- _Directions_
In the entries below, identify every line with the string "chart" and copy it.

- _Listed records_
━━━━━━━━━━━━━━━━━━━━
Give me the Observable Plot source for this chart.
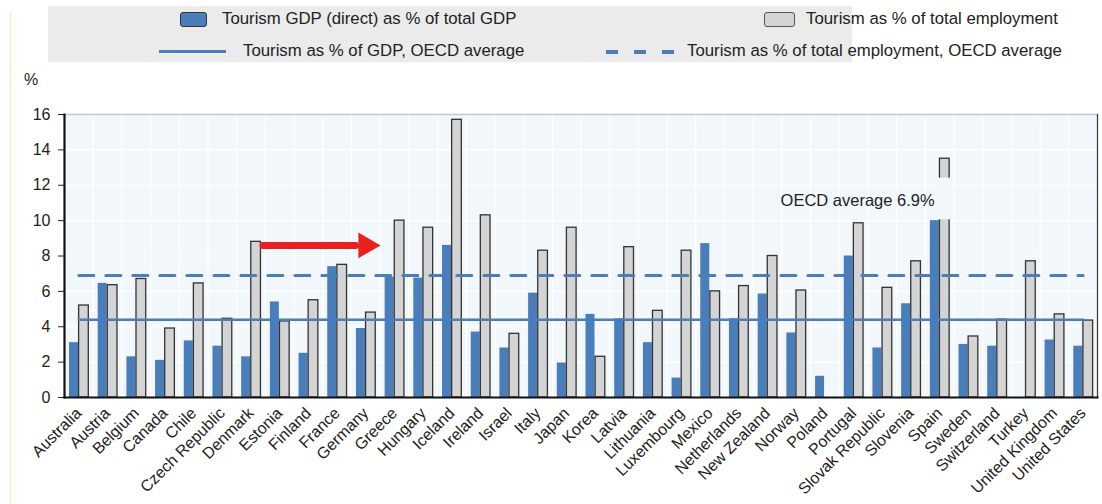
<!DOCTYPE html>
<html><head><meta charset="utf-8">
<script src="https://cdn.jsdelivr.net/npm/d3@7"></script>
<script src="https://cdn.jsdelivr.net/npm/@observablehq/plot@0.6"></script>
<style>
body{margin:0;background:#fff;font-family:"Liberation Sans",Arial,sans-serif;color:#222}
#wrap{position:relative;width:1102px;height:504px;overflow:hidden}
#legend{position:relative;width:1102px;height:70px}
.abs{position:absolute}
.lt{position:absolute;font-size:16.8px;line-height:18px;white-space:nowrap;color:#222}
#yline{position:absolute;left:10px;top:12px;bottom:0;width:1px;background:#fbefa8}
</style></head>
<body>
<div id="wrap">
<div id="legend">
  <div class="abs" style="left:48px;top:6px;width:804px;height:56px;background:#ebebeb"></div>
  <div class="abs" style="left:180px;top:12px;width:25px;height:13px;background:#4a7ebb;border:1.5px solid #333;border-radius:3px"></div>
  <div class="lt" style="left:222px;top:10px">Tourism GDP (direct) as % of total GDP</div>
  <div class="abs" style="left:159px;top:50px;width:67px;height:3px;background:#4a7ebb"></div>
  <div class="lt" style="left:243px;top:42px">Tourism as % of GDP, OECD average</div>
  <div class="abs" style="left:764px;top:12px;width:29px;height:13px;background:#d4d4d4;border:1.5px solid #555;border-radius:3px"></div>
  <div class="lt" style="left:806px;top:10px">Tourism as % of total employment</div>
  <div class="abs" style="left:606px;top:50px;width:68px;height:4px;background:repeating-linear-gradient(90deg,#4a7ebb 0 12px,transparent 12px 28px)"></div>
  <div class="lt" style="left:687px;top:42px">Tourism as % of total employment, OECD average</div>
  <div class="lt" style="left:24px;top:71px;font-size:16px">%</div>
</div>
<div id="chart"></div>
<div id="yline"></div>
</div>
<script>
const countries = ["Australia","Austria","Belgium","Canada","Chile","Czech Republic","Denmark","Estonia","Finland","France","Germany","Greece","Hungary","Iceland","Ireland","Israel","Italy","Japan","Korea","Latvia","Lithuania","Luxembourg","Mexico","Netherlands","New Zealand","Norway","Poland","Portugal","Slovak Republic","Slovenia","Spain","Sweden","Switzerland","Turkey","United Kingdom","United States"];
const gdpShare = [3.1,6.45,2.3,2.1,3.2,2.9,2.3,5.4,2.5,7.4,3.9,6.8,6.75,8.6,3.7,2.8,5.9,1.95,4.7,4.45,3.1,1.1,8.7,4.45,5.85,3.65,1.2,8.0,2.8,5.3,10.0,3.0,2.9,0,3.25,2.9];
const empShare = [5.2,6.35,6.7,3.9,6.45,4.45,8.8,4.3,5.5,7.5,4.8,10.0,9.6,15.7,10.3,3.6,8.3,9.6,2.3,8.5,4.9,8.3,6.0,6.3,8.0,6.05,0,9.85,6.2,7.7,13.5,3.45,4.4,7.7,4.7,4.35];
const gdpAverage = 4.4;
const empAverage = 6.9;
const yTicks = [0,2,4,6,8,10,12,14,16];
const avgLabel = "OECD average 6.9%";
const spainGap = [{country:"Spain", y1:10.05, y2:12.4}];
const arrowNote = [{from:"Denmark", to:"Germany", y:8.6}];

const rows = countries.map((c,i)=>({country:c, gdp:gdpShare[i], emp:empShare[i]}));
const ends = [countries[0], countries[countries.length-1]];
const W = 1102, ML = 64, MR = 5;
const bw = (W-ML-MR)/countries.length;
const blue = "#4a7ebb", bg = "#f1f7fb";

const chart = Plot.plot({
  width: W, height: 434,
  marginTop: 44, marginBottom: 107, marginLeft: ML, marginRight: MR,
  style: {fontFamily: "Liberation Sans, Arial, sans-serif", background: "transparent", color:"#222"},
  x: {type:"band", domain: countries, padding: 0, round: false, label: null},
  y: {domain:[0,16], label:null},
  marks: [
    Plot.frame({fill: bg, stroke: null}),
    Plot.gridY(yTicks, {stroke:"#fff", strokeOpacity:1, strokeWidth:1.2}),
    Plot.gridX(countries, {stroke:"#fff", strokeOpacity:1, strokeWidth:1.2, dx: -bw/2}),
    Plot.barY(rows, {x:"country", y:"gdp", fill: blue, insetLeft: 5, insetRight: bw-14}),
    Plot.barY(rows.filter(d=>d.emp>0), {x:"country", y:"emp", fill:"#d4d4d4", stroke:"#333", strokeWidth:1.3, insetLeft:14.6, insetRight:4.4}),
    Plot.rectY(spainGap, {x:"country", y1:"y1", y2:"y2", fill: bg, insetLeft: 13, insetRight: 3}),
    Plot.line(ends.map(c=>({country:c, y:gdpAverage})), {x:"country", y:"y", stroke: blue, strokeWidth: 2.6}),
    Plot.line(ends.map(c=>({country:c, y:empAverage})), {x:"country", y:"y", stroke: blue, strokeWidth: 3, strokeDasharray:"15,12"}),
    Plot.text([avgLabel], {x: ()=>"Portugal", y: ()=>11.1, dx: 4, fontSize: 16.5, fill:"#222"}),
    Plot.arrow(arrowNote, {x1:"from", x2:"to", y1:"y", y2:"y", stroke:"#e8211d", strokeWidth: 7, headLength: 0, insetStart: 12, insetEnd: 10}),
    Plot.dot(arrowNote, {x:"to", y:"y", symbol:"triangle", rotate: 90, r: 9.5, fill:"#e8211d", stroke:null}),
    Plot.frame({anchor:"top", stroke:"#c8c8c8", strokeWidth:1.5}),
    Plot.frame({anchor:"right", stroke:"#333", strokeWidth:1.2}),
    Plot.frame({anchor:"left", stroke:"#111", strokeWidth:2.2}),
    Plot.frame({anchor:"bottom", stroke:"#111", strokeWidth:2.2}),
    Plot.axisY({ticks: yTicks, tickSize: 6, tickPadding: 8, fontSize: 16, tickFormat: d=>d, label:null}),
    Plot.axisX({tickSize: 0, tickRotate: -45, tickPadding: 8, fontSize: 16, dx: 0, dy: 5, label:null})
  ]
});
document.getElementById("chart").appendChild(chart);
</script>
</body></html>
━━━━━━━━━━━━━━━━━━━━
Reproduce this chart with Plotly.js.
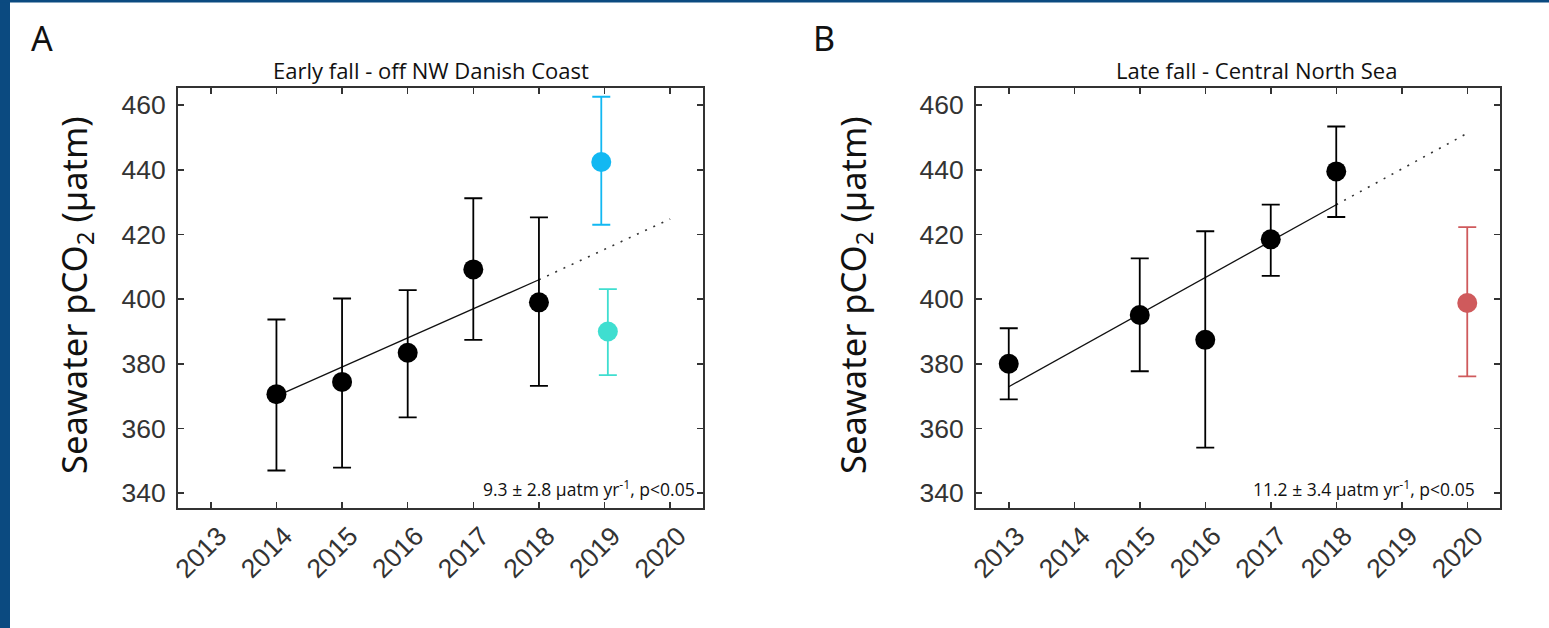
━━━━━━━━━━━━━━━━━━━━
- _Reply_
Give me the Observable Plot source for this chart.
<div id="chart"></div>
const chart = Plot.plot({
document.getElementById("chart").appendChild(chart);
Reproduce this chart with Plotly.js.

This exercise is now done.